The more calm and collected Public Affairs Research Council found greatest objection to the use of the CPRF. It argued that similar kinds of monetary pass-throughs have been justified with a rationale that they are “transfers,” which would appear to violate the Constitution’s stricture that no “appropriation” from it go to anything inconsistent with the state’s “Coastal Protection Plan” (termed specifically the “Comprehensive Master Plan for a Sustainable Coast”). But the budget envisions almost three times the $51 million being spent on Coastal Protection and Restoration Authority activities, the agency that oversees plan implementation, with a little over half of that coming from statutory dedications. If budgeters can show that $51 million ends up in that appropriation from that dedicated fund, then the Constitution will have been followed.

In other words, there’s nothing inherently wrong, constitutionally or legally, with what is going on here. If the Legislature wants to have a say in defeasance decision-making, it should pass a law additionally regulating that procedure (whether it should engage in such micromanaging of the executive branch is another matter), or, if it thinks “bonus” revenues in current years necessarily must be spent on nonrecurring purposes without freeing up funds previously attached to nonrecurring expenditures in future years, it should remove that procedure. And if it wants to cordon off CPRF funds so that they only may be removed through appropriation to designated capital outlay projects, it may approve such an amendment for voters’ ratification (and it is up to legislators presently to ensure that what is spent under current constitutional wording is consistent with activities under the plan).

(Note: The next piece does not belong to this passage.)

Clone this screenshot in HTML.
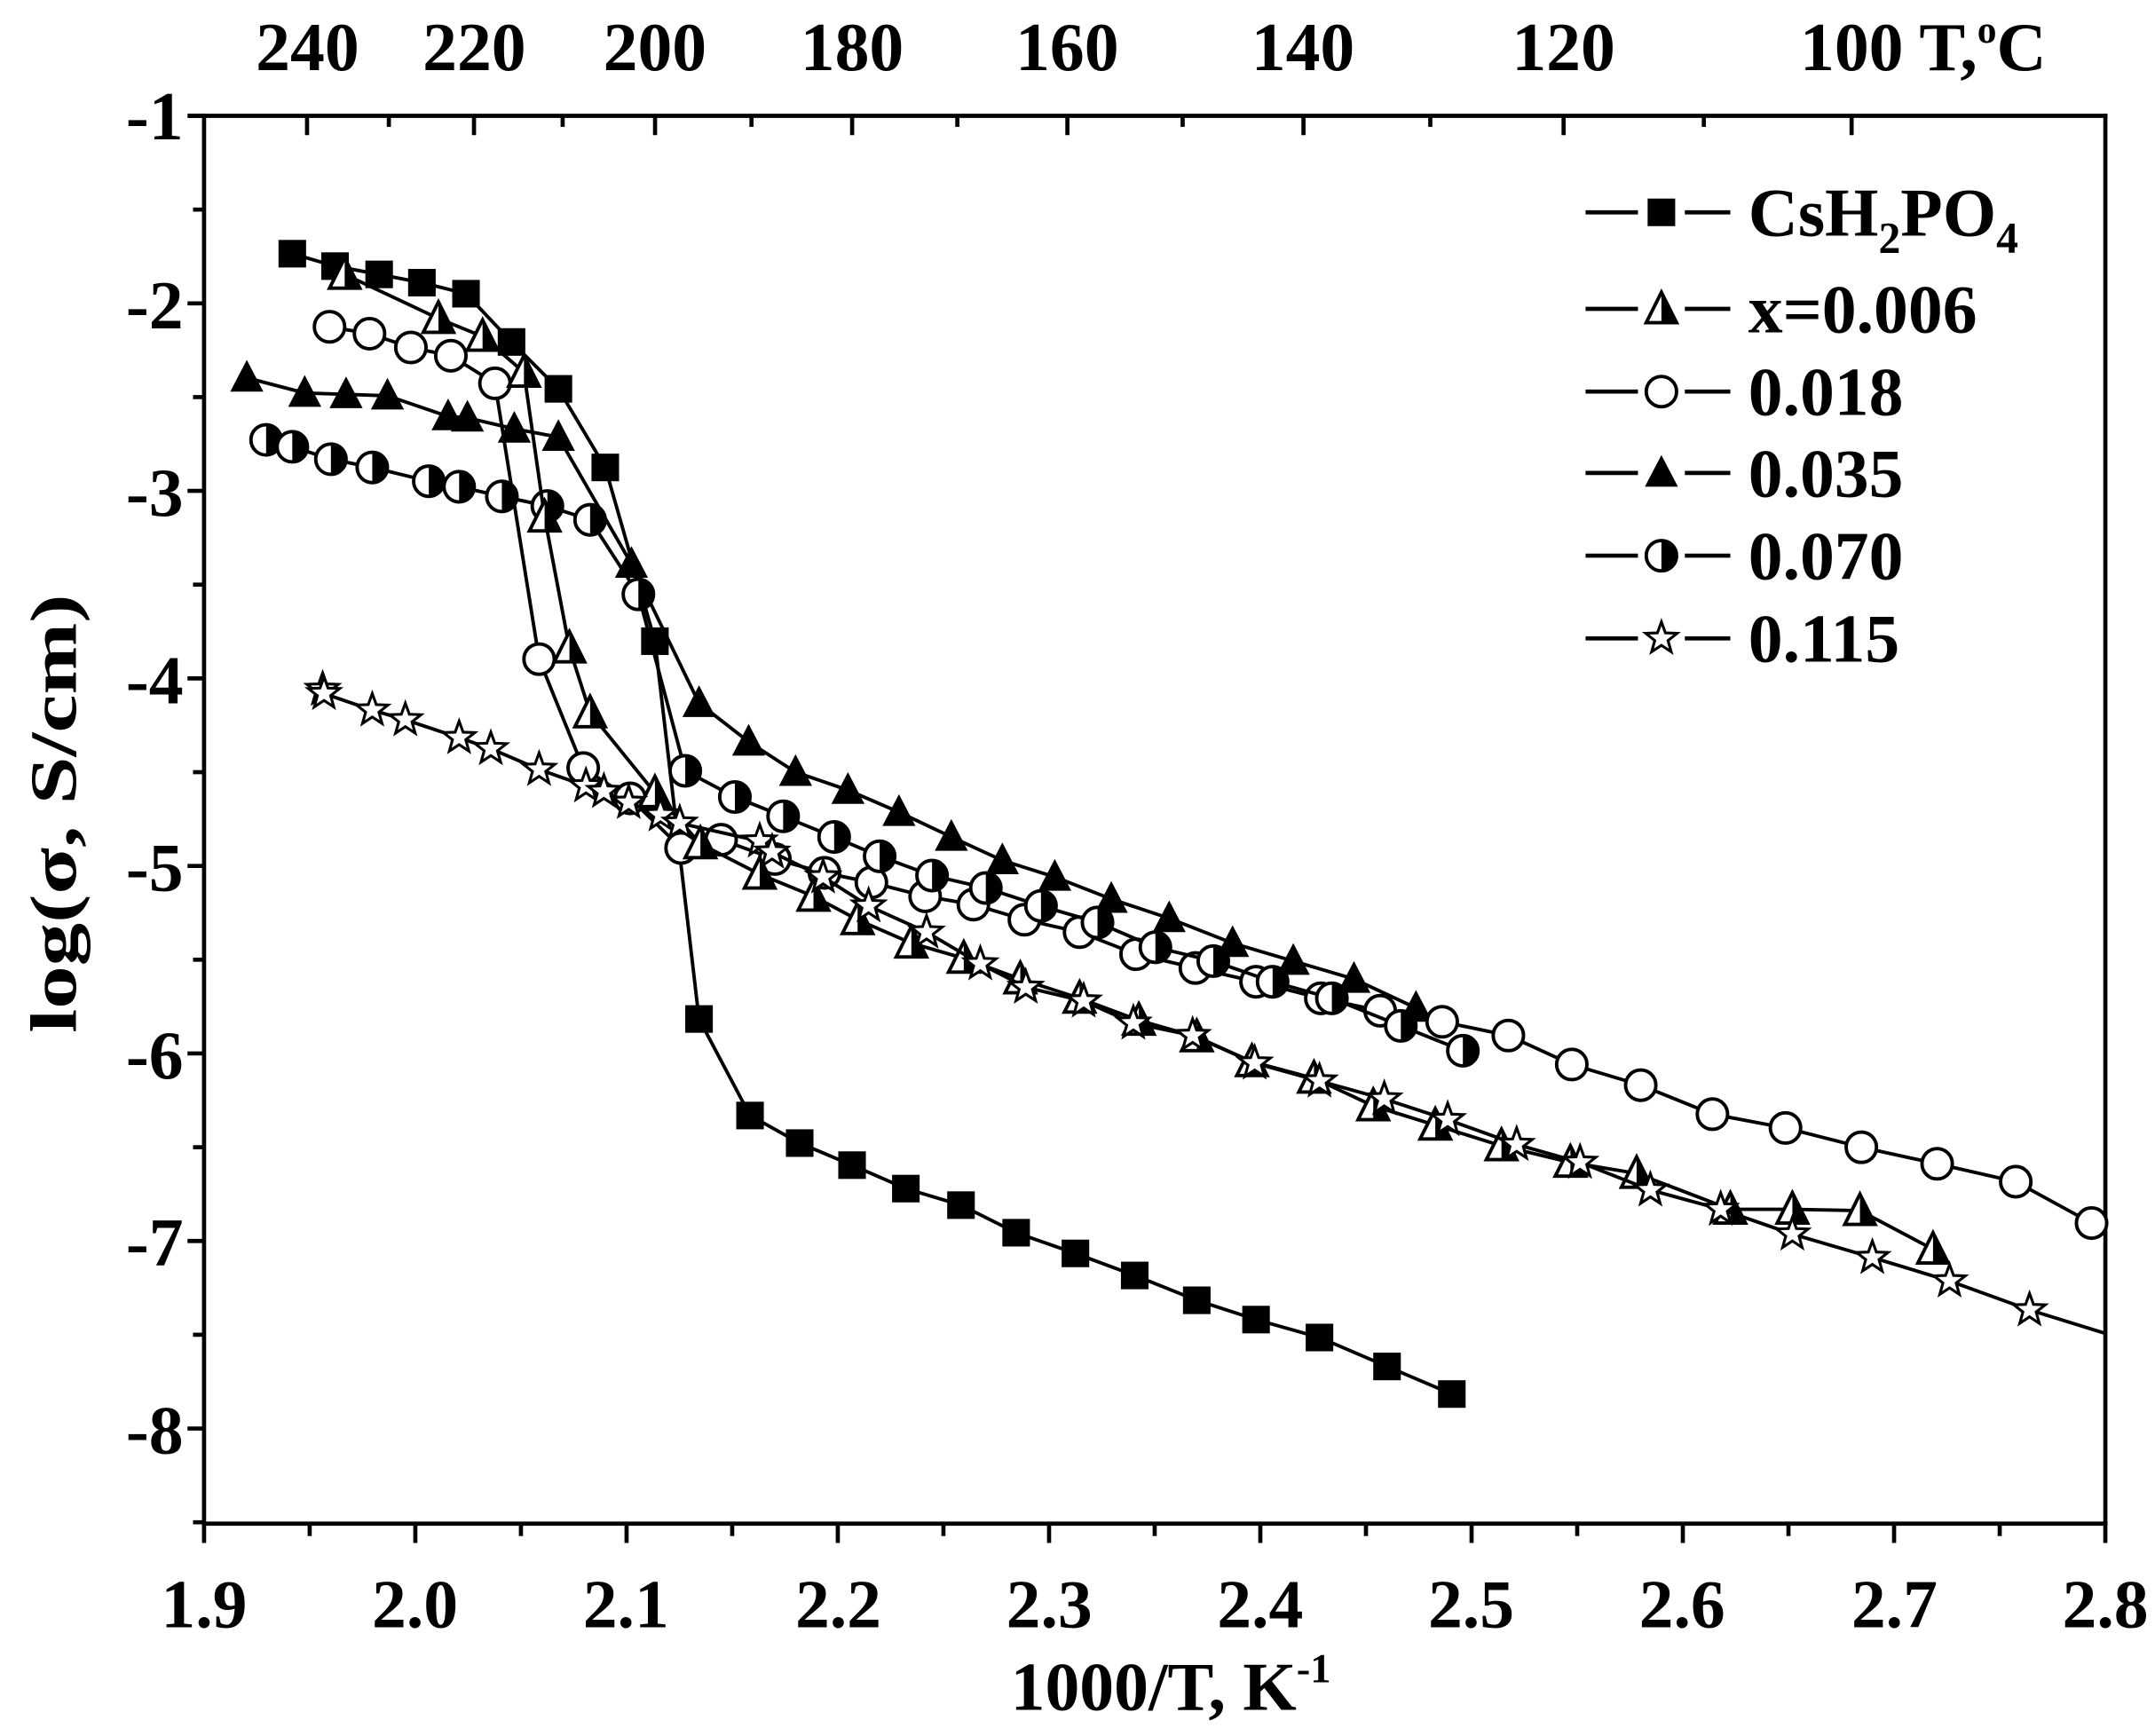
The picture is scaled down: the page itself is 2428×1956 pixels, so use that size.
<!DOCTYPE html>
<html><head><meta charset="utf-8"><style>
html,body{margin:0;padding:0;background:#fff;}
svg{display:block;}
text{font-family:"Liberation Serif",serif;font-weight:bold;fill:#000;}
</style></head><body>
<svg id="s" width="2428" height="1956" viewBox="0 0 1563 1259" preserveAspectRatio="none" xmlns="http://www.w3.org/2000/svg">
<g id="axes" stroke="#000" stroke-width="3" fill="none" stroke-linecap="square">
<line x1="138" y1="84" x2="1527" y2="84"/>
<line x1="148" y1="84" x2="148" y2="1105"/>
<line x1="1527" y1="84" x2="1527" y2="1105"/>
<line x1="148" y1="1105" x2="1527" y2="1105"/>
</g>
<g id="ticks" stroke="#000" stroke-width="3"></g>
<g id="series"></g>
<g font-size="50" text-anchor="end">
<text x="133" y="101">-1</text>
<text x="133" y="238">-2</text>
<text x="133" y="374">-3</text>
<text x="133" y="510">-4</text>
<text x="133" y="646">-5</text>
<text x="133" y="782">-6</text>
<text x="133" y="918">-7</text>
<text x="133" y="1054">-8</text>
</g>
<g font-size="50" text-anchor="middle">
<text x="148" y="1180">1.9</text>
<text x="301" y="1180">2.0</text>
<text x="454" y="1180">2.1</text>
<text x="608" y="1180">2.2</text>
<text x="761" y="1180">2.3</text>
<text x="914" y="1180">2.4</text>
<text x="1067" y="1180">2.5</text>
<text x="1220" y="1180">2.6</text>
<text x="1374" y="1180">2.7</text>
<text x="1527" y="1180">2.8</text>
<text x="223" y="51">240</text>
<text x="344" y="51">220</text>
<text x="475" y="51">200</text>
<text x="618" y="51">180</text>
<text x="774" y="51">160</text>
<text x="945" y="51">140</text>
<text x="1134" y="51">120</text>
<text x="1343" y="51">100</text>
</g>
<text x="1392" y="51" font-size="50">T,<tspan font-size="28" dy="-20">o</tspan><tspan dy="20">C</tspan></text>
<text x="733" y="1240" font-size="50">1000/T, K<tspan font-size="30" dy="-20">-1</tspan></text>
<text transform="translate(55,590) rotate(-90) scale(1.3,1)" font-size="48" text-anchor="middle">log(σ, S/cm)</text>
<g font-size="50">
<text x="1268" y="171">CsH<tspan font-size="32" dy="12">2</tspan><tspan dy="-12">PO</tspan><tspan font-size="32" dy="12">4</tspan></text>
<text x="1268" y="241">x=0.006</text>
<text x="1268" y="301">0.018</text>
<text x="1268" y="360">0.035</text>
<text x="1268" y="420">0.070</text>
<text x="1268" y="480">0.115</text>
</g>
</svg>
<script>
var NS="http://www.w3.org/2000/svg";
function el(p,n,a){var e=document.createElementNS(NS,n);for(var k in a)e.setAttribute(k,a[k]);p.appendChild(e);return e;}
var tk=document.getElementById('ticks');
function X(v){return 148+(v-1.9)*1532.2;}
function Y(v){return 84+(-1-v)*136;}
for(var i=0;i<=18;i++){var v=1.9+i*0.05,x=X(v),maj=i%2==0;el(tk,'line',{x1:x,y1:1105,x2:x,y2:1105+(maj?14:9)});}
for(var i=0;i<=15;i++){var v=-1-i*0.5,y=Y(v),maj=i%2==0;el(tk,'line',{x1:148,y1:y,x2:148-(maj?12:8),y2:y});}
for(var T=240;T>=95;T-=10){var x=X(1000/(T+273.15));if(x>1527)continue;var maj=T%20==0;el(tk,'line',{x1:x,y1:84,x2:x,y2:84+(maj?14:8)});}
var sg=document.getElementById('series');
function marker(t,x,y){
 if(t=='sq')el(sg,'rect',{x:x-10,y:y-10,width:20,height:20,fill:'#000'});
 else if(t=='ci')el(sg,'circle',{cx:x,cy:y,r:11,fill:'#fff',stroke:'#000','stroke-width':2.5});
 else if(t=='tr')el(sg,'polygon',{points:(x-12)+','+(y+10)+' '+x+','+(y-13)+' '+(x+12)+','+(y+10),fill:'#000'});
 else if(t=='ht'){el(sg,'polygon',{points:(x-11)+','+(y+10)+' '+x+','+(y-12)+' '+(x+11)+','+(y+10),fill:'#fff',stroke:'#000','stroke-width':2.5});
  el(sg,'polygon',{points:x+','+(y+10)+' '+x+','+(y-12)+' '+(x+11)+','+(y+10),fill:'#000'});}
 else if(t=='hc'){el(sg,'circle',{cx:x,cy:y,r:11,fill:'#fff',stroke:'#000','stroke-width':2.5});
  el(sg,'path',{d:'M'+x+','+(y-11)+' A11,11 0 0 1 '+x+','+(y+11)+' Z',fill:'#000'});}
 else if(t=='st'){var p=[];for(var k=0;k<10;k++){var r=k%2?5:12,a=-Math.PI/2+k*Math.PI/5;p.push((x+r*Math.cos(a)).toFixed(1)+','+(y+r*Math.sin(a)).toFixed(1));}
  el(sg,'polygon',{points:p.join(' '),fill:'#fff',stroke:'#000','stroke-width':2});}
}
function series(t,pts,extra){
 var all=pts.concat(extra||[]);
 el(sg,'polyline',{points:all.map(function(p){return p.join(',')}).join(' '),fill:'none',stroke:'#000','stroke-width':2.5});
 pts.forEach(function(p){marker(t,p[0],p[1]);});
}
series('sq',[[212,184],[243,193],[275,199],[306,205],[338,213],[371,248],[405,282],[439,339],[475,465],[507,739],[544,809],[580,829],[618,845],[657,862],[697,874],[737,894],[780,909],[823,925],[868,943],[911,957],[957,970],[1006,991],[1053,1011]]);
series('tr',[[179,274],[221,285],[251,286],[281,287],[325,302],[339,303],[373,311],[405,317],[458,409],[507,510],[543,538],[577,560],[615,573],[652,589],[690,607],[727,624],[765,636],[806,652],[848,666],[894,684],[938,697],[982,710],[1027,731]]);
series('ci',[[239,237],[268,242],[298,252],[327,258],[359,278],[391,478],[423,557],[457,579],[494,615],[523,609],[562,623],[598,633],[632,640],[671,650],[706,656],[743,667],[783,676],[824,692],[867,702],[911,712],[958,724],[1001,733],[1046,741],[1094,751],[1140,772],[1190,787],[1242,808],[1295,818],[1350,832],[1405,844],[1462,857],[1517,887]]);
series('hc',[[193,319],[212,324],[240,333],[270,339],[311,349],[333,353],[364,360],[397,367],[428,377],[463,431],[497,559],[533,578],[568,592],[605,607],[638,621],[676,635],[715,644],[755,657],[796,669],[838,687],[880,697],[923,712],[966,724],[1016,744],[1061,762]]);
series('ht',[[250,199],[318,231],[350,244],[380,270],[395,375],[413,470],[428,517],[475,575],[508,612],[551,634],[590,650],[622,667],[661,684],[699,695],[740,710],[783,724],[826,740],[868,752],[908,770],[953,782],[996,802],[1041,816],[1089,831],[1139,843],[1187,851],[1255,877],[1300,877],[1349,878],[1402,906]]);
series('st',[[234,500],[235,503],[270,515],[294,522],[333,535],[356,543],[391,558],[425,570],[438,574],[456,582],[479,591],[493,597],[551,610],[560,618],[597,636],[630,657],[672,676],[711,699],[744,716],[786,726],[822,742],[865,751],[910,771],[957,784],[1004,797],[1050,812],[1100,830],[1146,843],[1197,863],[1248,877],[1300,895],[1358,912],[1414,929],[1472,950]],[[1527,967]]);
var L=[['sq',154],['ht',224],['ci',284],['tr',343],['hc',403],['st',463]];
L.forEach(function(l){
 el(sg,'line',{x1:1150,y1:l[1],x2:1188,y2:l[1],stroke:'#000','stroke-width':3});
 el(sg,'line',{x1:1222,y1:l[1],x2:1255,y2:l[1],stroke:'#000','stroke-width':3});
 marker(l[0],1205,l[1]);});
</script>
</body></html>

Understand that this is a debate not over the legitimacy of these approaches, but over their wisdom. And the real question out of all of this is, if this debate even takes place, whether those who condemn these practices can and are willing to make a persuasive argument for changes, or they never get that far, out of a preference to limiting themselves to advancing rhetoric designed to grab attention.

1 comment:

Anonymous said...


I disagree with your assertion that the legitimacy of these actions is not in question. It is.

However, even putting that aside, the fiscal sanity of these methods is truly devastating. It is a "Ponzi" scheme, pure and simple.

Jindal is going to leave the next governor with such a treacherous fiscal situation that he will have to raise taxes or make cuts of draconian nature that they will scar everyone.

You cannot continue to use revenues that will not be available in the future for recurring, operational funds. it cannot last. The Piper will have to be paid.

At least, if you are not Bobby Jindal, who will be gone when the dance stops and the Piper has to be paid.

Why, why, do you continue to support and condone these actions?